__THE REQUEST__. Leaving out all pictures, reproduce the entries below exactly, from the first line through the line that contains "2.0, 2.25, 2.5, 2.75, 3.0, 3.5, 4.0, 4.5, 5.0, 5.5, 6.0]".

__DATA ENTRIES__.
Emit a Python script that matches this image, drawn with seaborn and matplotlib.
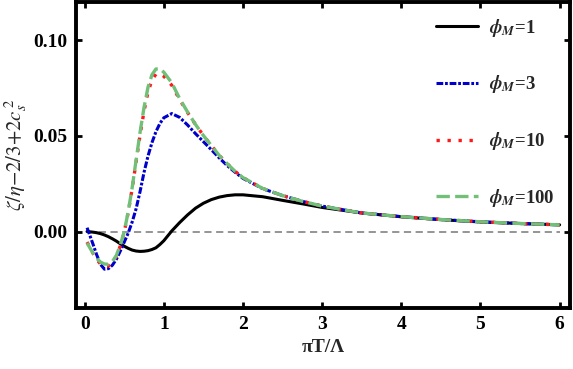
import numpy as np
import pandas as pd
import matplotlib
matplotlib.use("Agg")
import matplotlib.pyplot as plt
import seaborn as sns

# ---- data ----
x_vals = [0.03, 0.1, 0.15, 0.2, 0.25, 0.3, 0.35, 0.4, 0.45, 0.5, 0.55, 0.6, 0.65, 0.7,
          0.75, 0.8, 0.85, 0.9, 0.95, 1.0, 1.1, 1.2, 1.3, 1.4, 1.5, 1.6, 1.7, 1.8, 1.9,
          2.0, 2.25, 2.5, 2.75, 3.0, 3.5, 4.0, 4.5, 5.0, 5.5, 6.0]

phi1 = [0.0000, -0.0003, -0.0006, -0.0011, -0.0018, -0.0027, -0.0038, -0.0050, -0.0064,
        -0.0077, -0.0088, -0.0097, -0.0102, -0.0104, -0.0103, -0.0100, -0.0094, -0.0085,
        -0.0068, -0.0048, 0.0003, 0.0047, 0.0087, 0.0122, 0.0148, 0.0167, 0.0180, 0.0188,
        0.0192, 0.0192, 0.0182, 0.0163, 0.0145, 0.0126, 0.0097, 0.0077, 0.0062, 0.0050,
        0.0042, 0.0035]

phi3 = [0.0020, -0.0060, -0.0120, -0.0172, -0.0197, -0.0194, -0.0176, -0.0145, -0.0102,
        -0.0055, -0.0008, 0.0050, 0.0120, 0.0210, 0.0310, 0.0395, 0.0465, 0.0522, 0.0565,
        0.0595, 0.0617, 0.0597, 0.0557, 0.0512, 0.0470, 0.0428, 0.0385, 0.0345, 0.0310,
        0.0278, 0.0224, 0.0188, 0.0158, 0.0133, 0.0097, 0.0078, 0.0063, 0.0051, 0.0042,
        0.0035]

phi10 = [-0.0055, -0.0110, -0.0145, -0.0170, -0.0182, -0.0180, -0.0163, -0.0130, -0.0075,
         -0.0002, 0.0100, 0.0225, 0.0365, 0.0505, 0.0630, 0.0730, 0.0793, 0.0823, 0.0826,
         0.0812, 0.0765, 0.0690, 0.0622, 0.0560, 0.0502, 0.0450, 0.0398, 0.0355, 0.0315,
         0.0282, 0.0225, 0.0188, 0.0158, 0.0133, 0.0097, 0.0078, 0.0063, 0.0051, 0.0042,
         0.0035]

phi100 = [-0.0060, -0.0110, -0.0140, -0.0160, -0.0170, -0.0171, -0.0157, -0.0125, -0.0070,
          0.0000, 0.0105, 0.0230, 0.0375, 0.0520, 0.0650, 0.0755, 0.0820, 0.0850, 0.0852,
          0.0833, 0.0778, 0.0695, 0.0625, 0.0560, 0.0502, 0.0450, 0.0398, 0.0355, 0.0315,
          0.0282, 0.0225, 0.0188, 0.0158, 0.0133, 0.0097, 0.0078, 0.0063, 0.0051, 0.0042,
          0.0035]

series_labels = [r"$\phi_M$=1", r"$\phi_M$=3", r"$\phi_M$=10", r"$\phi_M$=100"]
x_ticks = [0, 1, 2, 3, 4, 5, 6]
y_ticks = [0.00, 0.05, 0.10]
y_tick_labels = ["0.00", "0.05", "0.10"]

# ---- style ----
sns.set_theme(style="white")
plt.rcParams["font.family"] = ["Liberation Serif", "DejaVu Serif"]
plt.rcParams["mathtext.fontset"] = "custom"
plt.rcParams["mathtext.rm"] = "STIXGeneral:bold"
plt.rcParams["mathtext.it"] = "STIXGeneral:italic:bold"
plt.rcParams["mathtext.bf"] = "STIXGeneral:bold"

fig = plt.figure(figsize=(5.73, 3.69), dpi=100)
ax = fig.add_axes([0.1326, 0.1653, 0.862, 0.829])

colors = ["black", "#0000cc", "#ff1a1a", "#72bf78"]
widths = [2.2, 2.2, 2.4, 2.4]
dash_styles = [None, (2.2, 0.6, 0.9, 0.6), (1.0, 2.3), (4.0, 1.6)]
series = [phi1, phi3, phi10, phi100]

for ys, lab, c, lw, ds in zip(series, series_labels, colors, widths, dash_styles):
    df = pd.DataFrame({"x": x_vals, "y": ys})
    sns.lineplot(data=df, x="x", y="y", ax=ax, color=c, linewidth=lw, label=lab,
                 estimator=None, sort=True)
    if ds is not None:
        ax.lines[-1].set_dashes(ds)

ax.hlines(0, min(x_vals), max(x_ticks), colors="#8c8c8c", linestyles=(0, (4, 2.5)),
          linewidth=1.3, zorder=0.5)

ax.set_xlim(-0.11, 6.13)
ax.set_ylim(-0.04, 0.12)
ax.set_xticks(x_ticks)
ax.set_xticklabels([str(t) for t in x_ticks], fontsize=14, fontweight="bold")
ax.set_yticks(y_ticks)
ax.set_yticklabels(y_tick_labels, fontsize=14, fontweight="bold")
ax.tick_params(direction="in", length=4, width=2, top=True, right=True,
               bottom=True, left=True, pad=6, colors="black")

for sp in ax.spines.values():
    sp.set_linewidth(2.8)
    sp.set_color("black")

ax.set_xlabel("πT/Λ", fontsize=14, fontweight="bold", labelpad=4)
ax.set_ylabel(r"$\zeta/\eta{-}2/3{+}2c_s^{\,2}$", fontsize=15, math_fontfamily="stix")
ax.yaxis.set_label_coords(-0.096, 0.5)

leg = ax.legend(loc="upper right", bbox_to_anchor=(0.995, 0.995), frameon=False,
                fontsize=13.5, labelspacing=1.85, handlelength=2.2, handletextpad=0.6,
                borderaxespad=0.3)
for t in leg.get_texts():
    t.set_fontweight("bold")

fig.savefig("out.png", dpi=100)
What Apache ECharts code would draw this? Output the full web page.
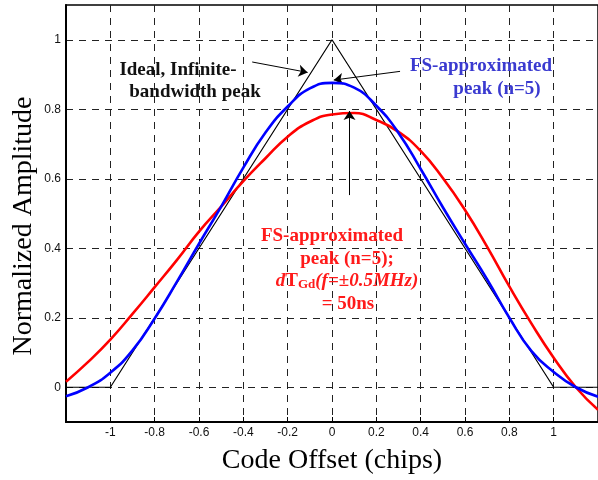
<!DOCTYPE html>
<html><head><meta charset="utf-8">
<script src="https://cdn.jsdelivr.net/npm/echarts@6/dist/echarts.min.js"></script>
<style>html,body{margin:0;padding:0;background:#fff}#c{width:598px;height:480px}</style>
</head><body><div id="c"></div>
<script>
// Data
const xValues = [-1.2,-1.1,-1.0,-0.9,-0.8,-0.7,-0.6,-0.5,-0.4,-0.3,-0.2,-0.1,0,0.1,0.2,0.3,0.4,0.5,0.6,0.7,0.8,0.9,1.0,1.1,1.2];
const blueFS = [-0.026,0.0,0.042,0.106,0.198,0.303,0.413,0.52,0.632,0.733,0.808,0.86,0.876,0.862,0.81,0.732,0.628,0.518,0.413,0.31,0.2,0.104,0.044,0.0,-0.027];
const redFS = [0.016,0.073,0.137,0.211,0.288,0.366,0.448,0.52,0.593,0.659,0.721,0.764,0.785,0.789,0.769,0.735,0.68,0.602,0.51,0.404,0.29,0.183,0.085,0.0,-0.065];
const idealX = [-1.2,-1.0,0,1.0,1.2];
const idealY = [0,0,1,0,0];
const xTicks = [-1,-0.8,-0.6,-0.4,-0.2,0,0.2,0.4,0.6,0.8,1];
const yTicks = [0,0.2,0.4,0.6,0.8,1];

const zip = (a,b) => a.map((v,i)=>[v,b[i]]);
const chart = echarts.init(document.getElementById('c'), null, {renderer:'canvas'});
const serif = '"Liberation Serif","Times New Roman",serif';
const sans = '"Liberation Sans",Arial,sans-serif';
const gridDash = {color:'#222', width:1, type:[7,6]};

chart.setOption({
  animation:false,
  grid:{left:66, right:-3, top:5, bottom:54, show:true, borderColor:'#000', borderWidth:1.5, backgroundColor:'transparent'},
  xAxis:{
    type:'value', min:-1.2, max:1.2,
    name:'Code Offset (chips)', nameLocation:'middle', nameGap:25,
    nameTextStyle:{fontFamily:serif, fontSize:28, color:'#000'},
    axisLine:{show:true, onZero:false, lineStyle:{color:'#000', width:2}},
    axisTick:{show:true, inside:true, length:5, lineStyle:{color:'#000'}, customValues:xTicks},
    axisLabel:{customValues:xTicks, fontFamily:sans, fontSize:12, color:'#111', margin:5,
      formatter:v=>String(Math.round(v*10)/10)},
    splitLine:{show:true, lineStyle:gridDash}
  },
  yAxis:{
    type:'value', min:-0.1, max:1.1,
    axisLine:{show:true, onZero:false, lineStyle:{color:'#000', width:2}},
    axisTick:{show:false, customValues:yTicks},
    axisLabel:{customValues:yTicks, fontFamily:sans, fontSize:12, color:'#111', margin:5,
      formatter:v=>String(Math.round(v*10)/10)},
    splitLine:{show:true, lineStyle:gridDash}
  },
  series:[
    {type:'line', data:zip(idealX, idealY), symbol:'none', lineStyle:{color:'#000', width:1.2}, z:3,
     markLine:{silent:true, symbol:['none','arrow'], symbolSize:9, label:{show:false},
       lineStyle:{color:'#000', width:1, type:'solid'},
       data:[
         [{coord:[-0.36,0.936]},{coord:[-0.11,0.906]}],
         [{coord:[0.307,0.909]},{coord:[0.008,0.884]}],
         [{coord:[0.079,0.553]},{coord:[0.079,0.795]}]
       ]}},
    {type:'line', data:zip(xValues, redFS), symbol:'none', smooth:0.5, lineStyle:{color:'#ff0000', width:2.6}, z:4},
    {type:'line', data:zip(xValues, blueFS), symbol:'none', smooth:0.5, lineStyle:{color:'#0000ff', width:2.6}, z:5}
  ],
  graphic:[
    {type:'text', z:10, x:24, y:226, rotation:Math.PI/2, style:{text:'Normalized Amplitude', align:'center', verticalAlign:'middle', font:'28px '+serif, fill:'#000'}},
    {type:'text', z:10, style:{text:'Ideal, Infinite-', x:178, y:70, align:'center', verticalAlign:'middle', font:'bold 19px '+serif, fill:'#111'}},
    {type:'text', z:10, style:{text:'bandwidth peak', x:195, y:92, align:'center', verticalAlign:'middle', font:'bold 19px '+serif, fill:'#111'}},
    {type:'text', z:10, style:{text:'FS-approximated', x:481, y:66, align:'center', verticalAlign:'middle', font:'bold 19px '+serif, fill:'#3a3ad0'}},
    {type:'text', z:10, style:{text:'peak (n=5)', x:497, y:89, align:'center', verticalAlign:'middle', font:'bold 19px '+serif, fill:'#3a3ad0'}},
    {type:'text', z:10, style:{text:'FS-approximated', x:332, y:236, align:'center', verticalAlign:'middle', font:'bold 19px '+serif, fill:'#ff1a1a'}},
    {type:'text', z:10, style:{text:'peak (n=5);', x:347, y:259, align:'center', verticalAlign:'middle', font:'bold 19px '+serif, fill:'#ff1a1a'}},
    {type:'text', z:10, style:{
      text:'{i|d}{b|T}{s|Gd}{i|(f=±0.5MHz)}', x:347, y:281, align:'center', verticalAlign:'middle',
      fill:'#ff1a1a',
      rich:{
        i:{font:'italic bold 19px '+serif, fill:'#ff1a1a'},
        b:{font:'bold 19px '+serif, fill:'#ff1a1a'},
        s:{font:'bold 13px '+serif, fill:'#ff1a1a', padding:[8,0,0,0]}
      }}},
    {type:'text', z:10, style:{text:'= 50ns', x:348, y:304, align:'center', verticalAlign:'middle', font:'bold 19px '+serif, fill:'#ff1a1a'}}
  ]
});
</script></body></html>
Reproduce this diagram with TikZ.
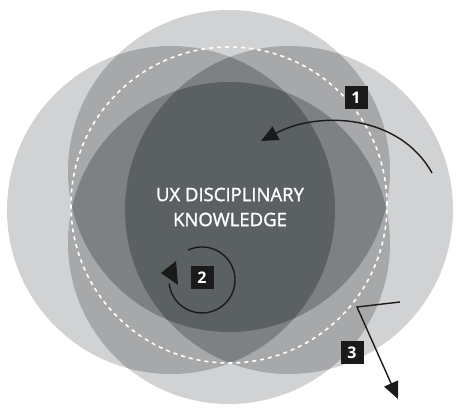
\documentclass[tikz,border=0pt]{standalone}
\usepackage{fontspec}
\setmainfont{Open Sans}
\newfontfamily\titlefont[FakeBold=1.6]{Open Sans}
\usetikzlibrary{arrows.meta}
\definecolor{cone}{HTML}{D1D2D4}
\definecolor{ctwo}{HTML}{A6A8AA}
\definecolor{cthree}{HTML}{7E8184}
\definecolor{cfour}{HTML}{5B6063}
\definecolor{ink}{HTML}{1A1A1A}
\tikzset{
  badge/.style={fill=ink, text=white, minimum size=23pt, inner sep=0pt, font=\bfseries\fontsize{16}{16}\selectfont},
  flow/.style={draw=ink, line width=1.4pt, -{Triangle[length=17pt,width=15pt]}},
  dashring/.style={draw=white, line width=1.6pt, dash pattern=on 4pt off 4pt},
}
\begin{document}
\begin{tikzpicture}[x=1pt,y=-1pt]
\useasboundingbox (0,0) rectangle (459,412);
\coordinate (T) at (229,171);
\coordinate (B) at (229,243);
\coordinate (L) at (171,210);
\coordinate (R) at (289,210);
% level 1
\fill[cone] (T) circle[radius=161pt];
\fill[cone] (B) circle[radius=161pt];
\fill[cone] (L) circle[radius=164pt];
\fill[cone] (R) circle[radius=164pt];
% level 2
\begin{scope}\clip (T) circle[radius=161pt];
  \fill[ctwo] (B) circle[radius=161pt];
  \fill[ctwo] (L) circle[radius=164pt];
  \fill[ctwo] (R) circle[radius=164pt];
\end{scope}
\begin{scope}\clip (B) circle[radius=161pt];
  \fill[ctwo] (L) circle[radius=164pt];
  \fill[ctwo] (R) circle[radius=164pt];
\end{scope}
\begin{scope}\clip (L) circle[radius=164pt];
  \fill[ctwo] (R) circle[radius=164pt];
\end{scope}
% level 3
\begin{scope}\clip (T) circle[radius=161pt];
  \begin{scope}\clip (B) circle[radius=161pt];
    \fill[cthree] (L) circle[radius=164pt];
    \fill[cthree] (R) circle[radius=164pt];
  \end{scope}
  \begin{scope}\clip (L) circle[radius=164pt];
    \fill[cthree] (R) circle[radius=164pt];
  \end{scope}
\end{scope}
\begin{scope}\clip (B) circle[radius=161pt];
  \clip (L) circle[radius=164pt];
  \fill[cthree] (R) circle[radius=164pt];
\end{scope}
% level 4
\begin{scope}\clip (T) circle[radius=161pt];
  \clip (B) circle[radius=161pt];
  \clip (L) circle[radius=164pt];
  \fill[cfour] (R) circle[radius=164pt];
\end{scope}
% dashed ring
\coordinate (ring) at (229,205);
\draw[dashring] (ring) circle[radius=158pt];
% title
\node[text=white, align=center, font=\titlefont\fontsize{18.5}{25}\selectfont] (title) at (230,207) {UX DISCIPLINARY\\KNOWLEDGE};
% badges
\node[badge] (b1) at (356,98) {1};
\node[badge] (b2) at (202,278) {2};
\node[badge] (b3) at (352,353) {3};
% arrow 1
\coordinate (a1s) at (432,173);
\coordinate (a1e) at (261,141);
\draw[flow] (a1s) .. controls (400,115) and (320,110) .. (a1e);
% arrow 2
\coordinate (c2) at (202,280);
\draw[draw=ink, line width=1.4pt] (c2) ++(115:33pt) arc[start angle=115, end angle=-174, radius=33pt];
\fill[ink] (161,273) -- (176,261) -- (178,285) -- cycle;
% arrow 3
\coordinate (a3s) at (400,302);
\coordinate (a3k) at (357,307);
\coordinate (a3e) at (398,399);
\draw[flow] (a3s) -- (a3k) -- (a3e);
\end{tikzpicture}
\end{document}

__WRITTEN RESPONSE__.
Emit a Python script that matches this image, drawn with seaborn and matplotlib.
import numpy as np
import pandas as pd
import matplotlib
matplotlib.use("Agg")
import matplotlib.pyplot as plt
import seaborn as sns

# ---- data ----
x_vals = [0.03, 0.1, 0.15, 0.2, 0.25, 0.3, 0.35, 0.4, 0.45, 0.5, 0.55, 0.6, 0.65, 0.7,
          0.75, 0.8, 0.85, 0.9, 0.95, 1.0, 1.1, 1.2, 1.3, 1.4, 1.5, 1.6, 1.7, 1.8, 1.9,
          2.0, 2.25, 2.5, 2.75, 3.0, 3.5, 4.0, 4.5, 5.0, 5.5, 6.0]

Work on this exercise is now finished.